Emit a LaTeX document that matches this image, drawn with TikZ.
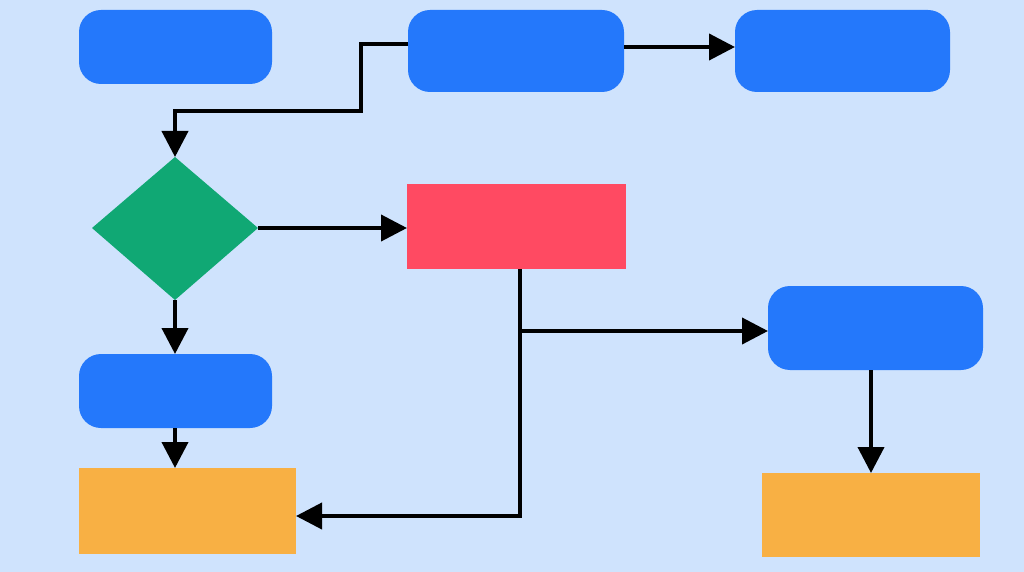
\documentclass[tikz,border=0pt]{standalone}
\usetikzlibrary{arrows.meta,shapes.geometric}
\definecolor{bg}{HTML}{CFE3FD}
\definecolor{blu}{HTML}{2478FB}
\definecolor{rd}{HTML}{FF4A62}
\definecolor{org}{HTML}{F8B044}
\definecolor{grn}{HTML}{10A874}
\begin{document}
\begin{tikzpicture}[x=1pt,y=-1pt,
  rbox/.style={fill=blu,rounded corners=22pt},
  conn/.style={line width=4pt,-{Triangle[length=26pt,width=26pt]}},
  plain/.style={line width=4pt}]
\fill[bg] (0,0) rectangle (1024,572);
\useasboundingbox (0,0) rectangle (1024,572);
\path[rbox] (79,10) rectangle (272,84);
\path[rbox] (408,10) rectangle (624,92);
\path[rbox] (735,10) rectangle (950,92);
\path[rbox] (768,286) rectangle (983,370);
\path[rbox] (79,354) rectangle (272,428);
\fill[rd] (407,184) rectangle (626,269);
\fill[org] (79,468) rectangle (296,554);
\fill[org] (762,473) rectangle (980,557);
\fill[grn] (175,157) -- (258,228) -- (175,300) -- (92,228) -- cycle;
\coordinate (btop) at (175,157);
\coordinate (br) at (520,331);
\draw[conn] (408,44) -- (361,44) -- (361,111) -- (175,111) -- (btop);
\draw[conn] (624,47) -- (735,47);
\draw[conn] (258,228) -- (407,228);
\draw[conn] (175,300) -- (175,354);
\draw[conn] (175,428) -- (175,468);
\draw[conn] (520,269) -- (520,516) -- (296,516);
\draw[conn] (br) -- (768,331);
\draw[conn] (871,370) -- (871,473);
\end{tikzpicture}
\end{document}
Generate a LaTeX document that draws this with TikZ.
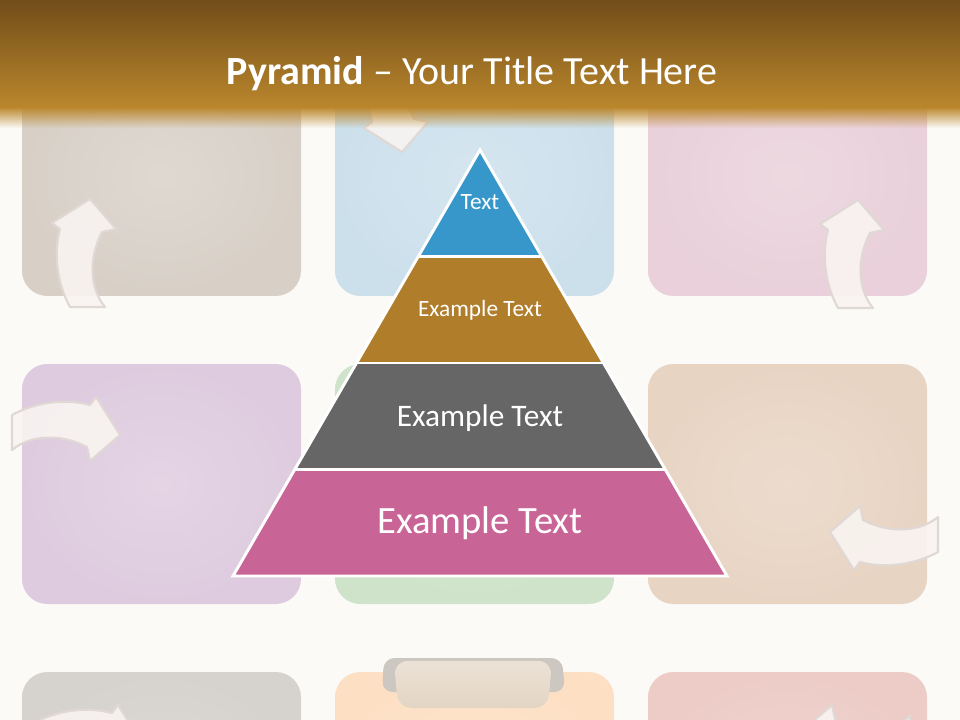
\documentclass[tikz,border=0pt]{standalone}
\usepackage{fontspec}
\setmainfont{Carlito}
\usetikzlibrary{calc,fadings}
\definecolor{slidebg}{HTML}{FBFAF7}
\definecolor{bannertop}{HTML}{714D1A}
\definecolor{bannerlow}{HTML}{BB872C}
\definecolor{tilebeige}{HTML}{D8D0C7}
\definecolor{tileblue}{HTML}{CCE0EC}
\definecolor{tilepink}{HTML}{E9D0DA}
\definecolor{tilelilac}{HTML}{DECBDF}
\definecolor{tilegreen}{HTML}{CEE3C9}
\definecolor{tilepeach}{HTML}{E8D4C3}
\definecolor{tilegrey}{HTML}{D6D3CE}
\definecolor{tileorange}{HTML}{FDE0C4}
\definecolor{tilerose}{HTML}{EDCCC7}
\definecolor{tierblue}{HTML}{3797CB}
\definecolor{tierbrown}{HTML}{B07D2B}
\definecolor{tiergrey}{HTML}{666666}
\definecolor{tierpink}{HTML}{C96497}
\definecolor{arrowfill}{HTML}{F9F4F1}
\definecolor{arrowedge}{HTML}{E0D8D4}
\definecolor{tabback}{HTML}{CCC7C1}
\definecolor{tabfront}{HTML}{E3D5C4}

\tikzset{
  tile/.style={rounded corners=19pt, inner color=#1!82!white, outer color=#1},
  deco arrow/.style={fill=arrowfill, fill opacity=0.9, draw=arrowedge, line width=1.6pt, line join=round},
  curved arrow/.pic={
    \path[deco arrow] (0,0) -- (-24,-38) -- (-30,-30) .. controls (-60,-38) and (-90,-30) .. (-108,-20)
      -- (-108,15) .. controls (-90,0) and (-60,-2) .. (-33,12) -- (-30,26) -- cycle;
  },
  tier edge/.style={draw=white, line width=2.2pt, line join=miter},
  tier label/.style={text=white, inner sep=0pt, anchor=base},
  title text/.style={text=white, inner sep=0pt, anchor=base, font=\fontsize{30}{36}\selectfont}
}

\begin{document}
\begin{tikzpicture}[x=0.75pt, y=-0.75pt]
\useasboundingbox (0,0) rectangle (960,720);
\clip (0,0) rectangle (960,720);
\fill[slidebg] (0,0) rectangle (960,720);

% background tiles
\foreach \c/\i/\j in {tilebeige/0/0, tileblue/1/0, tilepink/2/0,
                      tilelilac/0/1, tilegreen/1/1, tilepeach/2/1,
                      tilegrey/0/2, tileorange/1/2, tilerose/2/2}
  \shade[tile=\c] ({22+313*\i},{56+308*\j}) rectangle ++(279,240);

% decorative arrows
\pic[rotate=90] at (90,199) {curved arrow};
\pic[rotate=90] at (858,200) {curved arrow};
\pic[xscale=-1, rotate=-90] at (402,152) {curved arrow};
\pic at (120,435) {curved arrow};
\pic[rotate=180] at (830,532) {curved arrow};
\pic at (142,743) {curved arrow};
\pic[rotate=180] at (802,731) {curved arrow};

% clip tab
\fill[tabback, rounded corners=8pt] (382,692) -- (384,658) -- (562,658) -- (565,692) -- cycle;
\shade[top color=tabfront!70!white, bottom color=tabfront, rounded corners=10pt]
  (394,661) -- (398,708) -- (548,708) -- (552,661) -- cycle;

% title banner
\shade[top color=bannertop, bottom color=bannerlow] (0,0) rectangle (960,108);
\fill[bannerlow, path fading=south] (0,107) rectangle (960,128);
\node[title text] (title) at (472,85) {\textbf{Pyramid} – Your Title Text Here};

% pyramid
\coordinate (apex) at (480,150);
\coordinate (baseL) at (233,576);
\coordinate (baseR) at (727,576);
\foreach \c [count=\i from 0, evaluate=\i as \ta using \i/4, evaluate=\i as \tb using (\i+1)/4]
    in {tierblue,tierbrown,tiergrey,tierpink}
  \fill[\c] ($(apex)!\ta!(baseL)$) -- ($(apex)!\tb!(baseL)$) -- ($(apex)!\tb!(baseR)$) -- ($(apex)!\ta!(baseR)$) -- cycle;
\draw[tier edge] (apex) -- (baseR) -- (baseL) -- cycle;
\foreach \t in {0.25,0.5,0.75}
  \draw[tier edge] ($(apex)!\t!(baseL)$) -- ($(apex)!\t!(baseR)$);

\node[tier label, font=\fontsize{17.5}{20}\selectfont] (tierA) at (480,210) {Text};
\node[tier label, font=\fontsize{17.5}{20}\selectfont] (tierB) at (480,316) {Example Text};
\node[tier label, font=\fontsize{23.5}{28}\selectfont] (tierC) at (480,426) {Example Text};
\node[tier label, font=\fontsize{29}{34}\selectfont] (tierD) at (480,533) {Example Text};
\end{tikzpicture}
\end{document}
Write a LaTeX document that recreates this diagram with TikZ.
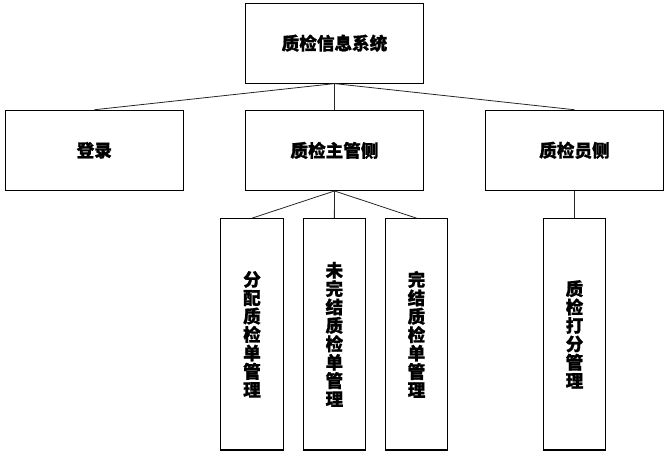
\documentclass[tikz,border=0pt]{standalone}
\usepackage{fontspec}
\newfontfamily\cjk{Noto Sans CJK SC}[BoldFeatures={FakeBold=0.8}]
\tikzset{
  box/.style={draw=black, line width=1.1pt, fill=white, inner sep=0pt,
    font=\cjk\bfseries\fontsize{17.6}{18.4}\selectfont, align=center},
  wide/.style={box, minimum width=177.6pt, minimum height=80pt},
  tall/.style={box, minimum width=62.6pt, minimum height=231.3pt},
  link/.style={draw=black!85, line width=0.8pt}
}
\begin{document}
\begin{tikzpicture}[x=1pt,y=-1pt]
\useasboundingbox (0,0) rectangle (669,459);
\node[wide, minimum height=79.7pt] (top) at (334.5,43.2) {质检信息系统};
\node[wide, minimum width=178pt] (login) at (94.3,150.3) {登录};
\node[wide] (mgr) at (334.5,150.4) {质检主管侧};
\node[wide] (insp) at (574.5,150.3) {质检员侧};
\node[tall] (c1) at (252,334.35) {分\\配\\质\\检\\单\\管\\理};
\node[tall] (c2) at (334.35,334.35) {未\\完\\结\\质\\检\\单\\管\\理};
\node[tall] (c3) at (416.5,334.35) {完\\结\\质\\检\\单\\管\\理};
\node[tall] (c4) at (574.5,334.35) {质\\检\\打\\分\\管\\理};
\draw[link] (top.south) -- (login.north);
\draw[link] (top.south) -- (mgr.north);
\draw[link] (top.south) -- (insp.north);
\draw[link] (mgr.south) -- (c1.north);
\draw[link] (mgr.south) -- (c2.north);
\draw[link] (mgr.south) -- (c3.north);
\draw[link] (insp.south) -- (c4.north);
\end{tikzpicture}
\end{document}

To be done: Lines holding the word "with" in the entries above are the ones to pull out. Copy them all.

Task answer:
Emit a LaTeX document that matches this image, drawn with TikZ.
Generate a LaTeX document that draws this with TikZ.
Write a LaTeX document that recreates this diagram with TikZ.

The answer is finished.